Czwartkowy etap liczący niemal 365 km, w tym 337 km odcinka specjalnego, prowadził przez drogi szutrowe
i charakterystyczne dla krajobrazu Mongolii kamieniste szlaki pełne pagórków i stepów. Ponadto, na trasę z Ułan Bator do Mandalgovi składały się też strefy turystyczne, pomniki oraz imponujące kamienne zagłębienia terenu. Duże utrudnienie podczas piątego etapu stanowiły równoległe drogi, które mogły spowodować pomyłki nawigacyjne i wyprowadzić z właściwej trasy nieuważnych zawodników.

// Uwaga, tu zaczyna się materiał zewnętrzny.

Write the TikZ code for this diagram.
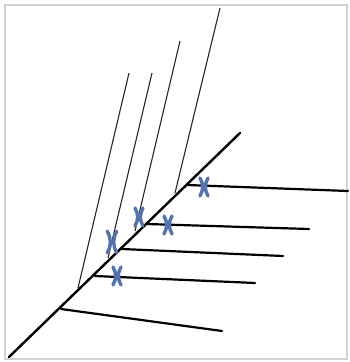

Trudności podczas jazdy mogła przysporzyć podjazd, podczas którego uczestnicy musieli wdrapywać się z poziomu płaskowyżu na wysokość 1600 m. n.p.m. Piąty odcinek rajdu i warunki panujące na nim umożliwiały bardzo szybką jazdę.
– Był to niewątpliwie najszybszy odcinek do tej pory. Zaliczyłem dziś dobrą i równą jazdę, podczas której uniknąłem błędów. Etap pokonałem w 3:22 godziny, co pozwoliło mi na awans w klasyfikacji generalnej – podsumował swój występ Adam Tomiczek, zawodnik ORLEN Team.
– Po wczorajszym etapie myślałem, że żaden kolejny nie zaskoczy mnie już swoją szybkością, ale byłem w błędzie. Dziś znowu było bardzo szybko, ze średnią prędkością ok. 100km/h, być może nawet większą. Wyjątek stanowił jeden, mocno kamienisty moment. Cały etap jechało mi się dobrze i dosyć równo. Nie miałem też problemów z nadgarstkiem. Motocykl sprawuje się wyśmienicie, cały zespół również, a ja czuję się dobrze. – powiedział po czwartkowym etapie Maciej Giemza, motocyklista ORLEN Team.